To do
Below are some records. Copy every line in them that holds "this".

Given data
▶

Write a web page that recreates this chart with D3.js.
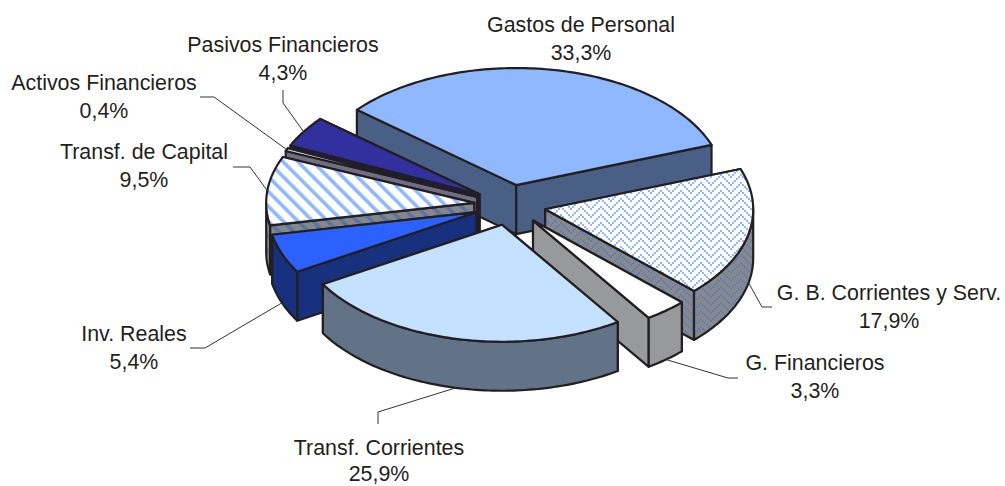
<!DOCTYPE html>
<html>
<head>
<meta charset="utf-8">
<script src="https://cdn.jsdelivr.net/npm/d3@7"></script>
<style>
  html, body { margin: 0; padding: 0; background: #fff; }
  svg { display: block; }
  text { font-family: "Liberation Sans", Arial, sans-serif; font-size: 21.4px; fill: #231f20; }
</style>
</head>
<body>
<div id="chart"></div>
<script>
// datos del gráfico
const categories = ["Gastos de Personal", "G. B. Corrientes y Serv.", "G. Financieros", "Transf. Corrientes",
  "Inv. Reales", "Transf. de Capital", "Activos Financieros", "Pasivos Financieros"];
const shares = [33.3, 17.9, 3.3, 25.9, 5.4, 9.5, 0.4, 4.3];
const shareLabels = ["33,3%", "17,9%", "3,3%", "25,9%", "5,4%", "9,5%", "0,4%", "4,3%"];

// colores: tapa y pared
const topFills = ["#8fb8ff", "url(#weaveTop)", "#ffffff", "#c4e1ff", "#2b62ff", "url(#stripeTop)", "#e8e8f4", "#32309f"];
const wallFills = ["#4a5f85", "url(#weaveWall)", "#98999b", "#627388", "#17317f", "url(#stripeWall)", "#6f6e85", "#1c1b66"];

// colocación de etiquetas y codos de las guías
const labelX = [581, 889, 815, 379, 134, 144, 104, 283];
const labelY = [32, 300, 370, 455, 341, 159, 90, 52];
const shareY = [60, 328, 398, 481, 369, 187, 118, 80];
const elbows = [null, [[762, 307], [772, 307]], [[728, 378], [738, 378]], [[378, 412], [378, 424]],
  [[205, 348], [190, 348]], [[250, 167], [233, 167]], [[214, 97], [200, 97]], [[283, 103], [283, 90]]];

const width = 1005, height = 486;
const cx = 510, cy = 205, rx = 208, ry = 117, explode = 36, depth = 49;

const svg = d3.select("#chart").append("svg").attr("width", width).attr("height", height);

// tramas
const defs = svg.append("defs");
function stripes(id, bg, fg) {
  const p = defs.append("pattern").attr("id", id).attr("patternUnits", "userSpaceOnUse")
    .attr("width", 10.5).attr("height", 10.5).attr("patternTransform", "rotate(-45)");
  p.append("rect").attr("width", 10.5).attr("height", 10.5).attr("fill", bg);
  p.append("rect").attr("width", 3.6).attr("height", 10.5).attr("fill", fg);
}
stripes("stripeTop", "#ffffff", "#8fb8ff");
stripes("stripeWall", "#85878a", "#5a74a4");

// trama en zigzag, celdas de 2px
function weave(id, bg, fg) {
  const p = defs.append("pattern").attr("id", id).attr("patternUnits", "userSpaceOnUse")
    .attr("width", 20).attr("height", 16);
  p.append("rect").attr("width", 20).attr("height", 16).attr("fill", bg);
  d3.range(8).forEach(r => d3.range(10).forEach(c => {
    if ((r + Math.abs(c - 5)) % 4 === 0) {
      p.append("rect").attr("x", c * 2).attr("y", r * 2).attr("width", 2).attr("height", 2).attr("fill", fg);
    }
  }));
}
weave("weaveTop", "#ffffff", "#8fb8ff");
weave("weaveWall", "#88898b", "#5f7fbc");

// proyección del círculo a la elipse
const sx = d3.scaleLinear().domain([-1, 1]).range([-rx, rx]);
const sy = d3.scaleLinear().domain([-1, 1]).range([-ry, ry]);
const line = d3.line();

const pie = d3.pie().sort(null).startAngle(-50 * Math.PI / 180).endAngle(310 * Math.PI / 180);
const slices = pie(shares).map((d, i) => {
  const mid = (d.startAngle + d.endAngle) / 2;
  return {
    i, mid, a0: d.startAngle, a1: d.endAngle,
    ox: cx + explode * Math.sin(mid),
    oy: cy - explode * (ry / rx) * Math.cos(mid)
  };
});

const rim = (s, a) => [s.ox + sx(Math.sin(a)), s.oy - sy(Math.cos(a))];
const down = p => [p[0], p[1] + depth];

function arcPoints(s, a0, a1) {
  const n = Math.max(2, Math.ceil((a1 - a0) / 0.02));
  return d3.range(n + 1).map(k => rim(s, a0 + (a1 - a0) * k / n));
}

// de atrás hacia delante
const paintOrder = [0, 7, 6, 5, 4, 1, 2, 3];
const stroke = "#231f20", strokeW = 2.2;

paintOrder.forEach(idx => {
  const s = slices[idx];
  const g = svg.append("g").attr("stroke", stroke).attr("stroke-width", strokeW).attr("stroke-linejoin", "round");
  const apex = [s.ox, s.oy];

  // paredes radiales, la más lejana primero
  [s.a0, s.a1].sort((a, b) => Math.cos(b) - Math.cos(a)).forEach(a => {
    const p = rim(s, a);
    g.append("path").attr("fill", wallFills[idx])
      .attr("d", line([apex, p, down(p), down(apex)]) + "Z");
  });

  // pared exterior, sólo la parte frontal
  const from = Math.max(s.a0, Math.PI / 2), to = Math.min(s.a1, 3 * Math.PI / 2);
  if (to > from) {
    const pts = arcPoints(s, from, to);
    g.append("path").attr("fill", wallFills[idx])
      .attr("d", line(pts.concat(pts.slice().reverse().map(down))) + "Z");
  }

  // tapa
  g.append("path").attr("fill", topFills[idx])
    .attr("d", line([apex].concat(arcPoints(s, s.a0, s.a1))) + "Z");
});

// guías
slices.forEach(s => {
  if (!elbows[s.i]) return;
  const x0 = cx + (explode + rx) * Math.sin(s.mid);
  let y0 = cy - (explode * ry / rx + ry) * Math.cos(s.mid);
  if (Math.cos(s.mid) < -0.1) y0 += depth;
  svg.append("path").attr("fill", "none").attr("stroke", "#333").attr("stroke-width", 1)
    .attr("d", line([[x0, y0]].concat(elbows[s.i])));
});

// etiquetas
categories.forEach((c, i) => {
  svg.append("text").attr("x", labelX[i]).attr("y", labelY[i]).attr("text-anchor", "middle").text(c);
  svg.append("text").attr("x", labelX[i]).attr("y", shareY[i]).attr("text-anchor", "middle").text(shareLabels[i]);
});
</script>
</body>
</html>
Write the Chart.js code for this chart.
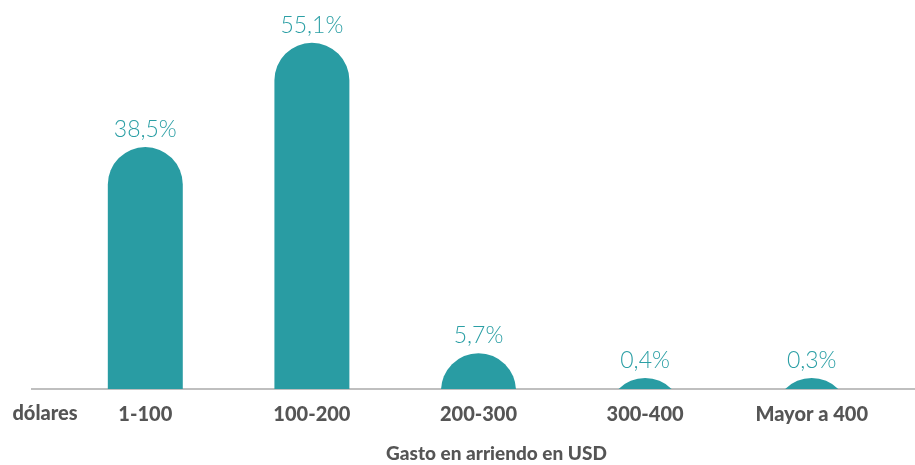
<!DOCTYPE html>
<html>
<head>
<meta charset="utf-8">
<script src="https://cdn.jsdelivr.net/npm/chart.js@4.4.1/dist/chart.umd.min.js"></script>
<style>
  html, body { margin: 0; padding: 0; background: #ffffff; }
  #wrap { width: 915px; height: 465px; position: relative; }
</style>
</head>
<body>
<div id="wrap"><canvas id="c"></canvas></div>
<script>
// ---- data ----
const categories = ['1-100', '100-200', '200-300', '300-400', 'Mayor a 400'];
const shares = [38.5, 55.1, 5.7, 0.4, 0.3];
const leftNote = 'dólares';
const axisTitle = 'Gasto en arriendo en USD';
const yMin = 0;
const yMax = 60;

const TEAL = '#299ca3';
const LABEL_TEAL = '#2b9fa5';
const GRAY_TEXT = '#555555';
const BASE_GRAY = '#bfbfbf';

function fmt(v) { return v.toFixed(1).replace('.', ',') + '%'; }

const domePlugin = {
  id: 'dome',
  afterDatasetsUpdate(chart) {
    const meta = chart.getDatasetMeta(0);
    meta.data.forEach(el => {
      // extend bar below the baseline so the rounded top reads as a dome, then clip at chart area
      el.base = el.base + el.width;
    });
  },
  beforeDatasetsDraw(chart) {
    const ctx = chart.ctx;
    const y = chart.scales.y.getPixelForValue(0);
    ctx.save();
    ctx.strokeStyle = BASE_GRAY;
    ctx.lineWidth = 2;
    ctx.beginPath();
    ctx.moveTo(chart.chartArea.left - 31, y);
    ctx.lineTo(chart.width, y);
    ctx.stroke();
    ctx.restore();
  },
  afterDatasetsDraw(chart) {
    const ctx = chart.ctx;
    const meta = chart.getDatasetMeta(0);
    ctx.save();
    ctx.fillStyle = LABEL_TEAL;
    ctx.font = '300 23px Lato';
    ctx.textAlign = 'center';
    ctx.textBaseline = 'alphabetic';
    meta.data.forEach((el, i) => {
      ctx.fillText(fmt(shares[i]), el.x, el.y - 10);
    });
    ctx.restore();
  },
  afterDraw(chart) {
    const ctx = chart.ctx;
    const ca = chart.chartArea;
    ctx.save();
    ctx.fillStyle = GRAY_TEXT;
    ctx.font = '900 20px Lato';
    ctx.textAlign = 'center';
    ctx.textBaseline = 'middle';
    ctx.fillText(leftNote, ca.left - 17, ca.bottom + 25);
    ctx.font = '900 19px Lato';
    ctx.fillText(axisTitle, (ca.left + ca.right) / 2 + 18, ca.bottom + 65);
    ctx.restore();
  }
};

new Chart(document.getElementById('c'), {
  type: 'bar',
  data: {
    labels: categories,
    datasets: [{
      data: shares,
      backgroundColor: TEAL,
      borderWidth: 0,
      borderRadius: { topLeft: 999, topRight: 999, bottomLeft: 0, bottomRight: 0 },
      borderSkipped: 'start',
      minBarLength: 11,
      barPercentage: 0.9,
      categoryPercentage: 0.5,
      clip: 0
    }]
  },
  options: {
    responsive: true,
    maintainAspectRatio: false,
    animation: false,
    layout: { padding: { left: 62, right: 20, top: 12, bottom: 24 } },
    plugins: { legend: { display: false }, tooltip: { enabled: false } },
    scales: {
      x: {
        grid: { display: false, drawTicks: false },
        border: { display: false },
        ticks: { color: GRAY_TEXT, font: { family: 'Lato', size: 20, weight: '900' }, padding: 14, maxRotation: 0 }
      },
      y: { display: false, min: yMin, max: yMax }
    }
  },
  plugins: [domePlugin]
});
</script>
</body>
</html>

◀

Reply
Write a web page that recreates this chart with D3.js.
Write the Chart.js code for this chart.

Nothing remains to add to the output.